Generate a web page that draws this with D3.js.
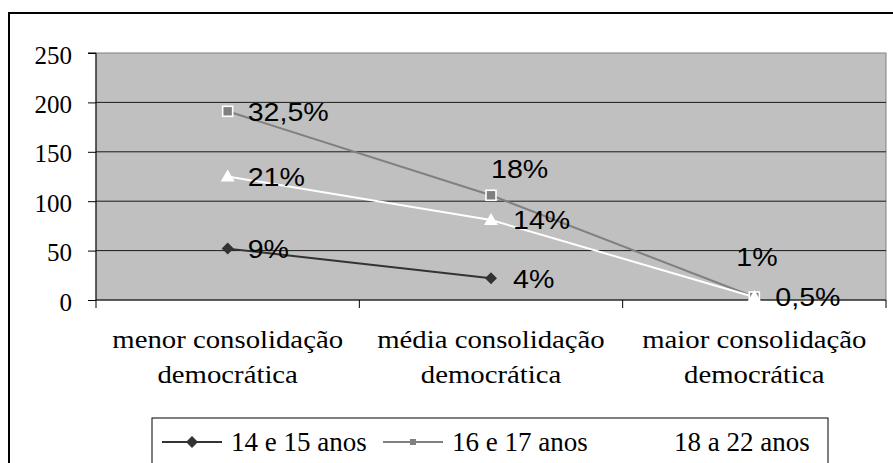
...
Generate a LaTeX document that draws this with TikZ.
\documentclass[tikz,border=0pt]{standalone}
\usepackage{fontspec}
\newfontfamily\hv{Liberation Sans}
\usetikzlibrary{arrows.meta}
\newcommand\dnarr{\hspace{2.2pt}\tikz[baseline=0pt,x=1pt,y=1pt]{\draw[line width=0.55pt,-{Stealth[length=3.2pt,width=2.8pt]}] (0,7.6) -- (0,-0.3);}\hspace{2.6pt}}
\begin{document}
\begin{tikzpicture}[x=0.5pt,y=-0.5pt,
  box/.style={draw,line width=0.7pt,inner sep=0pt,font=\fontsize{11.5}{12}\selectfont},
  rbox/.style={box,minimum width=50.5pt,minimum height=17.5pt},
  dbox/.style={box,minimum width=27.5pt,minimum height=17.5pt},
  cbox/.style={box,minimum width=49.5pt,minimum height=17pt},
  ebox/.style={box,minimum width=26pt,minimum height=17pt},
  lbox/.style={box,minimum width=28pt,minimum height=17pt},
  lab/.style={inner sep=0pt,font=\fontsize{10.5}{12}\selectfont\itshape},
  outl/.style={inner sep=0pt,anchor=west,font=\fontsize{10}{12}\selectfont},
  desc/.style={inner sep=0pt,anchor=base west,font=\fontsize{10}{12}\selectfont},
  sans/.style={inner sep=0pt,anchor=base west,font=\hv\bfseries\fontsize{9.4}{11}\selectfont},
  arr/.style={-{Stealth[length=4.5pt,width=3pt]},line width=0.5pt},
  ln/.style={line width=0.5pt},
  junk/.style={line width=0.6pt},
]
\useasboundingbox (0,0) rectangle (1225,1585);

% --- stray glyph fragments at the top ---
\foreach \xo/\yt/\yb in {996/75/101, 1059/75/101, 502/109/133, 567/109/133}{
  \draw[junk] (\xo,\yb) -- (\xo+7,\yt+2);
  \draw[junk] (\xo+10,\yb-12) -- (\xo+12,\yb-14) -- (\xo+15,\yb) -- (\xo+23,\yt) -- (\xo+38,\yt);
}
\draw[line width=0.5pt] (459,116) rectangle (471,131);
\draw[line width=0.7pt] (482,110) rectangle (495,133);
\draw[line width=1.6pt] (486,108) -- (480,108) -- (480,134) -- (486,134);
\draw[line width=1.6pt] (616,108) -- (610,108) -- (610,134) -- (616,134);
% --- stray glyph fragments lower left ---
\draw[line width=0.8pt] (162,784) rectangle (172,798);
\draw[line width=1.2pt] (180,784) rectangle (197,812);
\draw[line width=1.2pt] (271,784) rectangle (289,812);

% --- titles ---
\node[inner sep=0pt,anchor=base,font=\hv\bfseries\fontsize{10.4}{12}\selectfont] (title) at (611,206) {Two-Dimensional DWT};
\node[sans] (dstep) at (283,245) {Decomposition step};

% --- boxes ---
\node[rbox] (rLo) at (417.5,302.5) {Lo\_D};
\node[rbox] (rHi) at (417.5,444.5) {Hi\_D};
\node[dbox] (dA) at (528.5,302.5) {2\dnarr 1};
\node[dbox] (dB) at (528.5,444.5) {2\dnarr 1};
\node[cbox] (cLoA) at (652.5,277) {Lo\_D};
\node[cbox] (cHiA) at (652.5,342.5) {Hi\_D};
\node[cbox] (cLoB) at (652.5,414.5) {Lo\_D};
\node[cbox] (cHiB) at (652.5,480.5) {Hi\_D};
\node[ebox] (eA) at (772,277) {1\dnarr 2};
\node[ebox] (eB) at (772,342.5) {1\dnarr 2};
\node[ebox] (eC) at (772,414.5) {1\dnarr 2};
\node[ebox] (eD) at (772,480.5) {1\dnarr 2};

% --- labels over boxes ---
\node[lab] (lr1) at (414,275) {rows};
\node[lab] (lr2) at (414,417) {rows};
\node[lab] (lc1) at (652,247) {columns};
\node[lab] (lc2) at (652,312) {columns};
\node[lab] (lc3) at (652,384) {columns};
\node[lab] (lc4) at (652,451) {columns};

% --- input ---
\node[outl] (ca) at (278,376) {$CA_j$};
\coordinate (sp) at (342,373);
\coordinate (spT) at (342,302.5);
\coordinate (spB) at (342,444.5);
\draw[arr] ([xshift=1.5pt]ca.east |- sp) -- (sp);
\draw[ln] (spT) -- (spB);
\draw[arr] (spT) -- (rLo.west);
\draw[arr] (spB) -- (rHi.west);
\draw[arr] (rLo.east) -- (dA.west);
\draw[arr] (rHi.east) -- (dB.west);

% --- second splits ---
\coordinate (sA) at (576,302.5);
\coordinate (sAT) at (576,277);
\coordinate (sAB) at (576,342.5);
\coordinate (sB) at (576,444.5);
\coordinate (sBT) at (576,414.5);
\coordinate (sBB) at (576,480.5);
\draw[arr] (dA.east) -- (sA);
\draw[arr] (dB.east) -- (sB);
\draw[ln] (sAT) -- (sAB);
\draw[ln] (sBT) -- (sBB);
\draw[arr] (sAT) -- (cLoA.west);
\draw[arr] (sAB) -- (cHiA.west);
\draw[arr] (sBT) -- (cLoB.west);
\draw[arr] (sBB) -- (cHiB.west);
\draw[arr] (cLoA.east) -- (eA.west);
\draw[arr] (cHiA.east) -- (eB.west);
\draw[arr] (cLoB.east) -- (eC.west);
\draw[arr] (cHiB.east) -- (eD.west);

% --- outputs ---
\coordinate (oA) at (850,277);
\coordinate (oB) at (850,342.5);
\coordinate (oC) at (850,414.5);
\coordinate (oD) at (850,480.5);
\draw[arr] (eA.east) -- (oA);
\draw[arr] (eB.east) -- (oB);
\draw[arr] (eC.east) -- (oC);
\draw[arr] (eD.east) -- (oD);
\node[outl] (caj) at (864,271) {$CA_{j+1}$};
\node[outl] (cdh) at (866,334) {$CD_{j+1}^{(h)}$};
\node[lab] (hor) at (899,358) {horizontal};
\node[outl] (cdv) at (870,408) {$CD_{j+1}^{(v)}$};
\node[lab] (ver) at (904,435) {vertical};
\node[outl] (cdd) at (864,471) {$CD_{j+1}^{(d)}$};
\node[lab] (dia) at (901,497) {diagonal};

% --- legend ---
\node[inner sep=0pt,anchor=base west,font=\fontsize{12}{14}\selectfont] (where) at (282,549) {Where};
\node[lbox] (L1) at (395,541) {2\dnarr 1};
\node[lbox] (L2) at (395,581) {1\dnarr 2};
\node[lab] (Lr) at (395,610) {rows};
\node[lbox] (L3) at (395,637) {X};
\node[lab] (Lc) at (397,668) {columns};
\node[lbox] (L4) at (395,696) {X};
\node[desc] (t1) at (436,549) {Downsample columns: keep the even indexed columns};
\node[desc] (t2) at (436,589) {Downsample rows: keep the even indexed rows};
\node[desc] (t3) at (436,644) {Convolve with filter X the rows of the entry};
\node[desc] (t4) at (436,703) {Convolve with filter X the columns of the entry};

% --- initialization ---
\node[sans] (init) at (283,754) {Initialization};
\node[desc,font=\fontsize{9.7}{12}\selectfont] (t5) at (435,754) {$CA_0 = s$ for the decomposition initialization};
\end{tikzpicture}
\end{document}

# EXERCISE DESCRIPTION
Report only how many lines in the listing contain the string "this".

# ANSWER FOR THE TASK
2